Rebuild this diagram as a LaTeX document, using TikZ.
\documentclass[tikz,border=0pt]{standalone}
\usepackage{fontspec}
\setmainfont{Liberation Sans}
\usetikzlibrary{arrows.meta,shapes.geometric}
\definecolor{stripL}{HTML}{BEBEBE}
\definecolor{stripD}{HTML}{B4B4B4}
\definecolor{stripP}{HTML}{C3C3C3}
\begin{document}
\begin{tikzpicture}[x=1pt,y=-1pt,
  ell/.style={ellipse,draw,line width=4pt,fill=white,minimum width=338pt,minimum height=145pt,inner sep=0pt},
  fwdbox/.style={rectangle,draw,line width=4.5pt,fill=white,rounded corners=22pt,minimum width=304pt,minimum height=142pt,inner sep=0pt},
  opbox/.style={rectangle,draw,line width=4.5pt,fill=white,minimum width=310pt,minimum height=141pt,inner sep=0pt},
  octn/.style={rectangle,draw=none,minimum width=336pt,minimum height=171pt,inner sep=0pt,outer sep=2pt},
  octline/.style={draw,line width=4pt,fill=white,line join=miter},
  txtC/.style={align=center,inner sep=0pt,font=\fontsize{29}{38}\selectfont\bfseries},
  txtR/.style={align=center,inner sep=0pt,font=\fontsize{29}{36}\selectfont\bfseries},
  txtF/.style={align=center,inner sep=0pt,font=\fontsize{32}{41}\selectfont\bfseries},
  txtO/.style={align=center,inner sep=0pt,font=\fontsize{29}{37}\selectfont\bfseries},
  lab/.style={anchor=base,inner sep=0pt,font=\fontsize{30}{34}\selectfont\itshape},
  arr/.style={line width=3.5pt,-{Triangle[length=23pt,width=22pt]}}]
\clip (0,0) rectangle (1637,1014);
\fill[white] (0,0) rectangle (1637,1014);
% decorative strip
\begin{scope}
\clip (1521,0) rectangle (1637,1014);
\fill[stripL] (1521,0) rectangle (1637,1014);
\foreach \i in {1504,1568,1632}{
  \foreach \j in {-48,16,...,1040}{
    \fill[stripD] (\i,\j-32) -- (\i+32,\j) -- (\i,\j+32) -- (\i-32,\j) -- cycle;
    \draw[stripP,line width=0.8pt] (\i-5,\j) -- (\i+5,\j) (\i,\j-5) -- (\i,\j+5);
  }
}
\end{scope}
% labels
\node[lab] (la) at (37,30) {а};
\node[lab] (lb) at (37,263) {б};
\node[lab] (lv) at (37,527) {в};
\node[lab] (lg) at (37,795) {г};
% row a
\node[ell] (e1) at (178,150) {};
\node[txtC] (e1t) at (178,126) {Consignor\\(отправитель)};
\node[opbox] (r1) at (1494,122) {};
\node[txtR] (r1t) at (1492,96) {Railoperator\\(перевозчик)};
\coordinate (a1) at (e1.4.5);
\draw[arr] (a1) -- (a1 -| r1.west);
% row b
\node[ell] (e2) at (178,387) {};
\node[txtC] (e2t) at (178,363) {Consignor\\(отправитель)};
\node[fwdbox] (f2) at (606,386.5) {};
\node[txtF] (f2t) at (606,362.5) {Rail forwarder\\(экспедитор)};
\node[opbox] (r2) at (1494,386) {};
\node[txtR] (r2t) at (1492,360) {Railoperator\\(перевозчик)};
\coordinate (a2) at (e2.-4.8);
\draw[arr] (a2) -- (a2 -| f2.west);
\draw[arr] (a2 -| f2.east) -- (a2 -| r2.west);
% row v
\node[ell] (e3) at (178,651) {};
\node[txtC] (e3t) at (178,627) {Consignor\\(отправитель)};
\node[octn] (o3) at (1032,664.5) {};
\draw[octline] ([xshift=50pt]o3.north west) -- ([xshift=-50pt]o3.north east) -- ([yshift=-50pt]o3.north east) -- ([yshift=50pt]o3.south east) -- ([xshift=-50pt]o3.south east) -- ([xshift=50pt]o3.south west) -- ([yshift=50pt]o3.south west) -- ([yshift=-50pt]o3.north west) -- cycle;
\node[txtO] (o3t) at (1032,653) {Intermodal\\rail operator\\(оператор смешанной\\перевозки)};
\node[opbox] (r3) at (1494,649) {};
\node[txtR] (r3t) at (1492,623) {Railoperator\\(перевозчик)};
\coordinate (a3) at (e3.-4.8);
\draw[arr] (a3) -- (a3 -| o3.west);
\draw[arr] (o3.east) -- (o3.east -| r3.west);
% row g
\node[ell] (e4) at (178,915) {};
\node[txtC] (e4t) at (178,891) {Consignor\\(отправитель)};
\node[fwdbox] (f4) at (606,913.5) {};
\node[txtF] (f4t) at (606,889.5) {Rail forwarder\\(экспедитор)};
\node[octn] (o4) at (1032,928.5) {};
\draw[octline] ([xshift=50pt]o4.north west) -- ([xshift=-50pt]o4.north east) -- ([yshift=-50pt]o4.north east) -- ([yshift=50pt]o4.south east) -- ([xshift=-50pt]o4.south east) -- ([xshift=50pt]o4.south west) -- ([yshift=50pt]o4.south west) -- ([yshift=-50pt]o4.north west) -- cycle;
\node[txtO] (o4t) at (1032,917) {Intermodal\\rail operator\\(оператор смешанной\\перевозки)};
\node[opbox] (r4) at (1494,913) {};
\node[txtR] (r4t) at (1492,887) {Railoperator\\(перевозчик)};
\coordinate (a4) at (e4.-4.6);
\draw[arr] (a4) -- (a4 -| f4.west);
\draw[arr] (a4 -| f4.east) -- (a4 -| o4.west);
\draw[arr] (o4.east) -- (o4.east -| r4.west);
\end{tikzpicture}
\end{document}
☆ ☆ ☆ ☆ ☆ ☆ ☆
* _Problem_
Make an exact copy of all the data.

* _Reply to the exercise_
Rebuild this diagram as a LaTeX document, using TikZ.
\documentclass[tikz,border=0pt]{standalone}
\usepackage{fontspec}
\setmainfont{Liberation Sans}
\usetikzlibrary{arrows.meta,shapes.geometric}
\definecolor{stripL}{HTML}{BEBEBE}
\definecolor{stripD}{HTML}{B4B4B4}
\definecolor{stripP}{HTML}{C3C3C3}
\begin{document}
\begin{tikzpicture}[x=1pt,y=-1pt,
  ell/.style={ellipse,draw,line width=4pt,fill=white,minimum width=338pt,minimum height=145pt,inner sep=0pt},
  fwdbox/.style={rectangle,draw,line width=4.5pt,fill=white,rounded corners=22pt,minimum width=304pt,minimum height=142pt,inner sep=0pt},
  opbox/.style={rectangle,draw,line width=4.5pt,fill=white,minimum width=310pt,minimum height=141pt,inner sep=0pt},
  octn/.style={rectangle,draw=none,minimum width=336pt,minimum height=171pt,inner sep=0pt,outer sep=2pt},
  octline/.style={draw,line width=4pt,fill=white,line join=miter},
  txtC/.style={align=center,inner sep=0pt,font=\fontsize{29}{38}\selectfont\bfseries},
  txtR/.style={align=center,inner sep=0pt,font=\fontsize{29}{36}\selectfont\bfseries},
  txtF/.style={align=center,inner sep=0pt,font=\fontsize{32}{41}\selectfont\bfseries},
  txtO/.style={align=center,inner sep=0pt,font=\fontsize{29}{37}\selectfont\bfseries},
  lab/.style={anchor=base,inner sep=0pt,font=\fontsize{30}{34}\selectfont\itshape},
  arr/.style={line width=3.5pt,-{Triangle[length=23pt,width=22pt]}}]
\clip (0,0) rectangle (1637,1014);
\fill[white] (0,0) rectangle (1637,1014);
% decorative strip
\begin{scope}
\clip (1521,0) rectangle (1637,1014);
\fill[stripL] (1521,0) rectangle (1637,1014);
\foreach \i in {1504,1568,1632}{
  \foreach \j in {-48,16,...,1040}{
    \fill[stripD] (\i,\j-32) -- (\i+32,\j) -- (\i,\j+32) -- (\i-32,\j) -- cycle;
    \draw[stripP,line width=0.8pt] (\i-5,\j) -- (\i+5,\j) (\i,\j-5) -- (\i,\j+5);
  }
}
\end{scope}
% labels
\node[lab] (la) at (37,30) {а};
\node[lab] (lb) at (37,263) {б};
\node[lab] (lv) at (37,527) {в};
\node[lab] (lg) at (37,795) {г};
% row a
\node[ell] (e1) at (178,150) {};
\node[txtC] (e1t) at (178,126) {Consignor\\(отправитель)};
\node[opbox] (r1) at (1494,122) {};
\node[txtR] (r1t) at (1492,96) {Railoperator\\(перевозчик)};
\coordinate (a1) at (e1.4.5);
\draw[arr] (a1) -- (a1 -| r1.west);
% row b
\node[ell] (e2) at (178,387) {};
\node[txtC] (e2t) at (178,363) {Consignor\\(отправитель)};
\node[fwdbox] (f2) at (606,386.5) {};
\node[txtF] (f2t) at (606,362.5) {Rail forwarder\\(экспедитор)};
\node[opbox] (r2) at (1494,386) {};
\node[txtR] (r2t) at (1492,360) {Railoperator\\(перевозчик)};
\coordinate (a2) at (e2.-4.8);
\draw[arr] (a2) -- (a2 -| f2.west);
\draw[arr] (a2 -| f2.east) -- (a2 -| r2.west);
% row v
\node[ell] (e3) at (178,651) {};
\node[txtC] (e3t) at (178,627) {Consignor\\(отправитель)};
\node[octn] (o3) at (1032,664.5) {};
\draw[octline] ([xshift=50pt]o3.north west) -- ([xshift=-50pt]o3.north east) -- ([yshift=-50pt]o3.north east) -- ([yshift=50pt]o3.south east) -- ([xshift=-50pt]o3.south east) -- ([xshift=50pt]o3.south west) -- ([yshift=50pt]o3.south west) -- ([yshift=-50pt]o3.north west) -- cycle;
\node[txtO] (o3t) at (1032,653) {Intermodal\\rail operator\\(оператор смешанной\\перевозки)};
\node[opbox] (r3) at (1494,649) {};
\node[txtR] (r3t) at (1492,623) {Railoperator\\(перевозчик)};
\coordinate (a3) at (e3.-4.8);
\draw[arr] (a3) -- (a3 -| o3.west);
\draw[arr] (o3.east) -- (o3.east -| r3.west);
% row g
\node[ell] (e4) at (178,915) {};
\node[txtC] (e4t) at (178,891) {Consignor\\(отправитель)};
\node[fwdbox] (f4) at (606,913.5) {};
\node[txtF] (f4t) at (606,889.5) {Rail forwarder\\(экспедитор)};
\node[octn] (o4) at (1032,928.5) {};
\draw[octline] ([xshift=50pt]o4.north west) -- ([xshift=-50pt]o4.north east) -- ([yshift=-50pt]o4.north east) -- ([yshift=50pt]o4.south east) -- ([xshift=-50pt]o4.south east) -- ([xshift=50pt]o4.south west) -- ([yshift=50pt]o4.south west) -- ([yshift=-50pt]o4.north west) -- cycle;
\node[txtO] (o4t) at (1032,917) {Intermodal\\rail operator\\(оператор смешанной\\перевозки)};
\node[opbox] (r4) at (1494,913) {};
\node[txtR] (r4t) at (1492,887) {Railoperator\\(перевозчик)};
\coordinate (a4) at (e4.-4.6);
\draw[arr] (a4) -- (a4 -| f4.west);
\draw[arr] (a4 -| f4.east) -- (a4 -| o4.west);
\draw[arr] (o4.east) -- (o4.east -| r4.west);
\end{tikzpicture}
\end{document}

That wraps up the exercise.